The MCP docbert_get and docbert_multi_get ranges are breaking. The old fromLine / maxLines / maxBytes are gone, replaced by two mutually-exclusive range pairs: startLine/endLine (1-indexed inclusive) and startByte/endByte (0-indexed inclusive, rounded down to UTF-8 boundaries). Line and byte ranges can’t be mixed in the same call. maxBytes used to reject oversize files; the new API slices them and appends a [... N more bytes remaining] footer.

pylate-rs is vendored now as docbert-pylate in the workspace. The old external crate had Python bindings, a WASM target, and an autoresearch harness that docbert didn’t need; the vendored copy strips all of that and versions in lockstep with the rest of the workspace. Along the way the Index storage got flattened from Vec<Vec<EncodedVector>> to three contiguous buffers (doc_centroid_ids, doc_residual_bytes, doc_offsets), mirroring fast-plaid’s StridedTensor layout. Search decode is now extend_from_slice per candidate instead of walking nested Vecs.

Getting started

Download a binary from GitHub releases. Prebuilt binaries for Linux (x86_64, aarch64) and macOS (Apple Silicon), CPU-only and CUDA.

Or install through Nix or Cargo:

# Nix
nix profile install github:cfcosta/docbert

# Nix, for CUDA support (NVIDIA gpus)
nix profile install github:cfcosta/docbert#docbert-cuda

# Nix, for Metal support on Mac OS
nix profile install github:cfcosta/docbert#docbert-metal

# Cargo
cargo install --git https://github.com/cfcosta/docbert

# Cargo, for CUDA support (NVIDIA gpus)
cargo install --git https://github.com/cfcosta/docbert --features cuda

The PLAID persistence format didn’t change, so v0.6 indexes still load.

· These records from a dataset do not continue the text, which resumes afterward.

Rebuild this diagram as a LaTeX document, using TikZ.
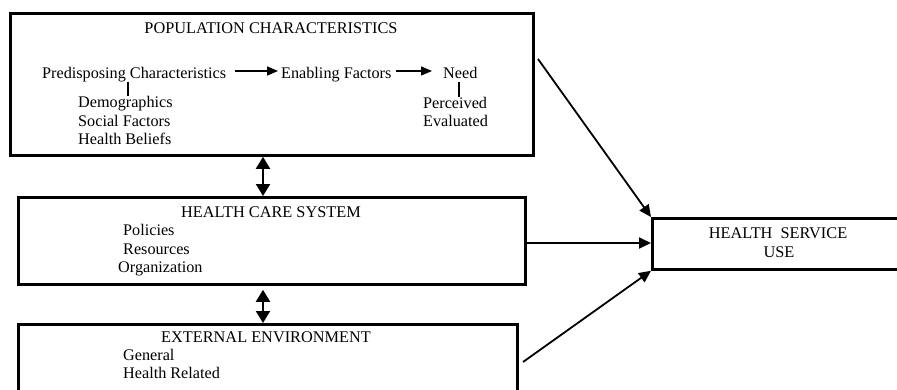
\documentclass[tikz,border=0pt]{standalone}
\usepackage{fontspec}
\setmainfont{Liberation Serif}
\usetikzlibrary{arrows.meta}
\tikzset{
  box/.style={draw, line width=2.8pt, inner sep=0pt, anchor=north west},
  txt/.style={inner sep=0pt, font=\fontsize{16.2}{19}\selectfont},
  head/.style={inner sep=0pt, font=\fontsize{16.3}{19}\selectfont},
  arr/.style={line width=1.8pt, -{Triangle[length=12pt,width=11pt]}},
  dbl/.style={line width=2pt, {Triangle[length=12pt,width=14pt]}-{Triangle[length=12pt,width=14pt]}},
  sarr/.style={line width=1.4pt, -{Triangle[length=11pt,width=9pt]}},
  tickline/.style={line width=1.6pt},
}
\begin{document}
\begin{tikzpicture}[x=1pt,y=-1pt]
\useasboundingbox (0,0) rectangle (897,389);
\clip (0,0) rectangle (897,389);
\fill[white] (0,0) rectangle (897,389);

% boxes
\node[box, minimum width=523pt, minimum height=142pt] (pop) at (9,12) {};
\node[box, minimum width=507pt, minimum height=87pt] (hcs) at (17,196) {};
\node[box, minimum width=499pt, minimum height=90pt] (ext) at (17,323) {};
\node[box, minimum width=280pt, minimum height=51pt] (hsu) at (651,217) {};

% population characteristics
\node[head, anchor=base] (popt) at (271,33) {POPULATION CHARACTERISTICS};
\node[txt, anchor=base west] (pc) at (42,78) {Predisposing Characteristics};
\node[txt, anchor=base west] (ef) at (281,78) {Enabling Factors};
\node[txt, anchor=base west] (nd) at (443,78) {Need};
\node[txt, anchor=base west] (demo) at (78,107) {Demographics};
\node[txt, anchor=base west] (soc) at (78,126) {Social Factors};
\node[txt, anchor=base west] (hb) at (78,144) {Health Beliefs};
\node[txt, anchor=base west] (perc) at (423,108) {Perceived};
\node[txt, anchor=base west] (eval) at (423,126) {Evaluated};

\draw[sarr] ([xshift=9pt,yshift=7pt]pc.base east) -- ([xshift=-3pt,yshift=7pt]ef.base west);
\draw[sarr] ([xshift=4pt,yshift=7pt]ef.base east) -- ([xshift=-11pt,yshift=7pt]nd.base west);
\coordinate (t1) at (128,82);
\coordinate (t2) at (459,82);
\draw[tickline] (t1) -- (demo.north -| t1);
\draw[tickline] (t2) -- (perc.north -| t2);

% health care system
\node[head, anchor=base] (hcst) at (271,217) {HEALTH CARE SYSTEM};
\node[txt, anchor=base west] (pol) at (123,235) {Policies};
\node[txt, anchor=base west] (res) at (123,254) {Resources};
\node[txt, anchor=base west] (org) at (118,272) {Organization};

% external environment
\node[head, anchor=base] (extt) at (266,342) {EXTERNAL ENVIRONMENT};
\node[txt, anchor=base west] (gen) at (123,360) {General};
\node[txt, anchor=base west] (hr) at (123,378) {Health Related};

% health service use
\node[head, anchor=base] (hsut) at (778,238) {HEALTH\hspace{0.5em}SERVICE};
\node[head, anchor=base] (use) at (779,257) {USE};

% connectors
\coordinate (c1) at (263,0);
\draw[dbl] (pop.south -| c1) -- (hcs.north -| c1);
\draw[dbl] ([yshift=-4pt]hcs.south -| c1) -- (ext.north -| c1);

\coordinate (p1) at (538,59);
\coordinate (e1) at (523,362);
\draw[arr] (p1) -- (hsu.north west);
\draw[arr] (hcs.east |- 0,243) -- (hsu.west |- 0,243);
\draw[arr] (e1) -- (hsu.south west);
\end{tikzpicture}
\end{document}
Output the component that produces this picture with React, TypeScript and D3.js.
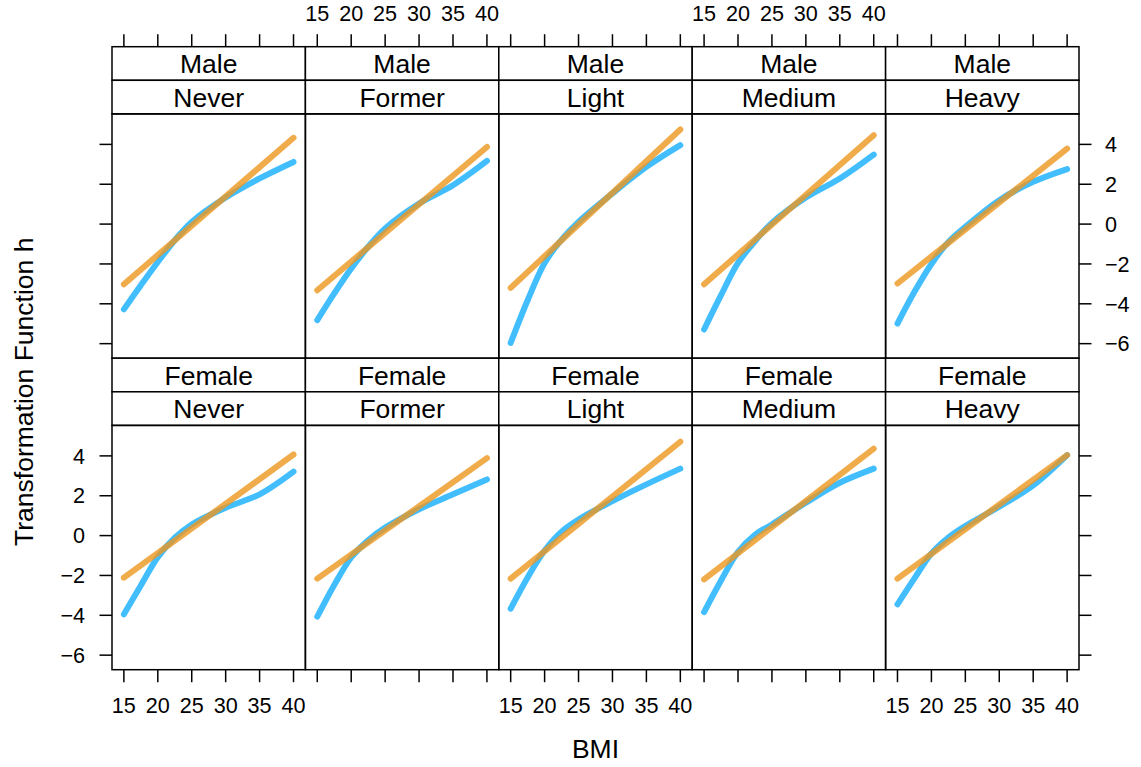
import React from "react";
import * as d3 from "d3";

const sexes = ["Male", "Female"];
const smoking = ["Never", "Former", "Light", "Medium", "Heavy"];
const xTicks = [15, 20, 25, 30, 35, 40];
const yTicks = [-6, -4, -2, 0, 2, 4];

// BMI grid for the smooth (blue) transformation function
const bmiGrid = [15, 17.5, 20, 22.5, 25, 30, 35, 40];
// BMI endpoints for the linear (orange) transformation function
const bmiEnds = [15, 40];

// Blue (non-linear) transformation functions
const maleNever = [-4.28, -3.07, -1.9, -0.81, 0.11, 1.33, 2.29, 3.12];
const maleFormer = [-4.82, -3.48, -2.23, -1.14, -0.22, 1.03, 1.95, 3.17];
const maleLight = [-5.96, -3.82, -1.95, -0.78, 0.11, 1.54, 2.87, 3.96];
const maleMedium = [-5.29, -3.57, -1.95, -0.86, 0.06, 1.33, 2.29, 3.49];
const maleHeavy = [-4.99, -3.4, -2.0, -0.9, -0.14, 1.2, 2.12, 2.76];
const femaleNever = [-3.95, -2.5, -1.08, -0.11, 0.56, 1.4, 2.07, 3.21];
const femaleFormer = [-4.07, -2.48, -1.1, -0.24, 0.4, 1.32, 2.07, 2.82];
const femaleLight = [-3.67, -2.1, -0.75, 0.2, 0.81, 1.73, 2.57, 3.36];
const femaleMedium = [-3.84, -2.25, -0.82, 0.04, 0.56, 1.65, 2.65, 3.36];
const femaleHeavy = [-3.45, -2.15, -0.9, -0.1, 0.48, 1.45, 2.52, 4.04];

// Orange (linear) transformation functions
const maleNeverLin = [-3.02, 4.33];
const maleFormerLin = [-3.32, 3.87];
const maleLightLin = [-3.2, 4.75];
const maleMediumLin = [-3.02, 4.46];
const maleHeavyLin = [-2.98, 3.79];
const femaleNeverLin = [-2.11, 4.07];
const femaleFormerLin = [-2.16, 3.89];
const femaleLightLin = [-2.16, 4.71];
const femaleMediumLin = [-2.2, 4.36];
const femaleHeavyLin = [-2.16, 4.04];

const smoothCurves = [
  [maleNever, maleFormer, maleLight, maleMedium, maleHeavy],
  [femaleNever, femaleFormer, femaleLight, femaleMedium, femaleHeavy],
];
const linearCurves = [
  [maleNeverLin, maleFormerLin, maleLightLin, maleMediumLin, maleHeavyLin],
  [femaleNeverLin, femaleFormerLin, femaleLightLin, femaleMediumLin, femaleHeavyLin],
];

const W = 1141;
const H = 767;
const left0 = 112;
const colW = 193.4;
const stripH = 33.6;
const panelH = 244.3;
const topStrip = 46.7;
const FONT = "'Liberation Sans', Arial, Helvetica, sans-serif";
const BLUE = "rgb(66,190,255)";
const ORANGE = "rgb(236,150,30)";

export default function App() {
  const x = d3.scaleLinear().domain([13.25, 41.75]).range([0, colW]);
  const y = d3.scaleLinear().domain([-6.73, 5.53]).range([panelH, 0]);
  const line = d3
    .line<[number, number]>()
    .x((d) => x(d[0]))
    .y((d) => y(d[1]))
    .curve(d3.curveCatmullRom.alpha(0.5));
  const straight = d3
    .line<[number, number]>()
    .x((d) => x(d[0]))
    .y((d) => y(d[1]));

  const rowStripTop = (r: number) => topStrip + r * (2 * stripH + panelH);
  const rowPanelTop = (r: number) => rowStripTop(r) + 2 * stripH;
  const gridTop = topStrip;
  const gridBottom = rowPanelTop(1) + panelH;
  const tickLen = 12.5;
  const fmt = (v: number) => (v < 0 ? "\u2212" + Math.abs(v) : String(v));

  const elems: React.ReactNode[] = [];

  sexes.forEach((sex, r) => {
    smoking.forEach((sm, c) => {
      const lx = left0 + c * colW;
      const st = rowStripTop(r);
      const pt = rowPanelTop(r);
      const blue: [number, number][] = bmiGrid.map((b, i) => [b, smoothCurves[r][c][i]]);
      const orange: [number, number][] = bmiEnds.map((b, i) => [b, linearCurves[r][c][i]]);
      elems.push(
        <g key={`p-${r}-${c}`}>
          <rect x={lx} y={st} width={colW} height={stripH} fill="white" stroke="black" strokeWidth={1.5} />
          <text x={lx + colW / 2} y={st + stripH / 2 + 9.6} textAnchor="middle" fontSize={26.5} fontFamily={FONT}>
            {sex}
          </text>
          <rect x={lx} y={st + stripH} width={colW} height={stripH} fill="white" stroke="black" strokeWidth={1.5} />
          <text x={lx + colW / 2} y={st + 1.5 * stripH + 9.6} textAnchor="middle" fontSize={26.5} fontFamily={FONT}>
            {sm}
          </text>
          <g transform={`translate(${lx},${pt})`}>
            <path d={line(blue) || ""} fill="none" stroke={BLUE} strokeWidth={6} strokeLinecap="round" strokeLinejoin="round" />
            <path d={straight(orange) || ""} fill="none" stroke={ORANGE} strokeOpacity={0.8} strokeWidth={6} strokeLinecap="round" />
          </g>
          <rect x={lx} y={pt} width={colW} height={panelH} fill="none" stroke="black" strokeWidth={1.5} />
        </g>
      );
    });
  });

  // x axes (top and bottom)
  smoking.forEach((_, c) => {
    const lx = left0 + c * colW;
    xTicks.forEach((t) => {
      const px = lx + x(t);
      elems.push(
        <line key={`xt-${c}-${t}`} x1={px} x2={px} y1={gridTop} y2={gridTop - tickLen} stroke="black" strokeWidth={1.5} />,
        <line key={`xb-${c}-${t}`} x1={px} x2={px} y1={gridBottom} y2={gridBottom + tickLen} stroke="black" strokeWidth={1.5} />
      );
      if (c % 2 === 1) {
        elems.push(
          <text key={`xtl-${c}-${t}`} x={px} y={20.7} textAnchor="middle" fontSize={21.6} fontFamily={FONT}>
            {fmt(t)}
          </text>
        );
      } else {
        elems.push(
          <text key={`xbl-${c}-${t}`} x={px} y={713.3} textAnchor="middle" fontSize={21.6} fontFamily={FONT}>
            {fmt(t)}
          </text>
        );
      }
    });
  });

  // y axes (left and right)
  const rightX = left0 + 5 * colW;
  sexes.forEach((_, r) => {
    const pt = rowPanelTop(r);
    yTicks.forEach((t) => {
      const py = pt + y(t);
      elems.push(
        <line key={`yl-${r}-${t}`} x1={left0} x2={left0 - tickLen} y1={py} y2={py} stroke="black" strokeWidth={1.5} />,
        <line key={`yr-${r}-${t}`} x1={rightX} x2={rightX + tickLen} y1={py} y2={py} stroke="black" strokeWidth={1.5} />
      );
      if (r === 1) {
        elems.push(
          <text key={`yll-${r}-${t}`} x={85} y={py + 7.7} textAnchor="end" fontSize={21.6} fontFamily={FONT}>
            {fmt(t)}
          </text>
        );
      } else {
        elems.push(
          <text key={`yrl-${r}-${t}`} x={1105} y={py + 7.7} textAnchor="start" fontSize={21.6} fontFamily={FONT}>
            {fmt(t)}
          </text>
        );
      }
    });
  });

  return (
    <svg width={W} height={H} style={{ position: "absolute", left: 0, top: 0, background: "white" }}>
      <rect x={0} y={0} width={W} height={H} fill="white" />
      {elems}
      <text x={(left0 + rightX) / 2} y={758} textAnchor="middle" fontSize={26.5} fontFamily={FONT}>
        BMI
      </text>
      <text
        transform={`translate(33,${(rowPanelTop(0) + gridBottom) / 2}) rotate(-90)`}
        textAnchor="middle"
        fontSize={26.5}
        fontFamily={FONT}
      >
        Transformation Function h
      </text>
    </svg>
  );
}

But if you were on the default model (ColBERT-Zero) and want to pick up LateOn, you need to re-embed:

docbert rebuild

If you had DOCBERT_MODEL set to something other than the default, or if you want to keep ColBERT-Zero explicitly (DOCBERT_MODEL=lightonai/ColBERT-Zero), the embeddings on disk are still valid. You only need the faster build path and the new default centroid count, which reindex handles without touching embeddings or Tantivy:

docbert reindex

Collections, embeddings, and settings are preserved by reindex. rebuild regenerates embeddings too.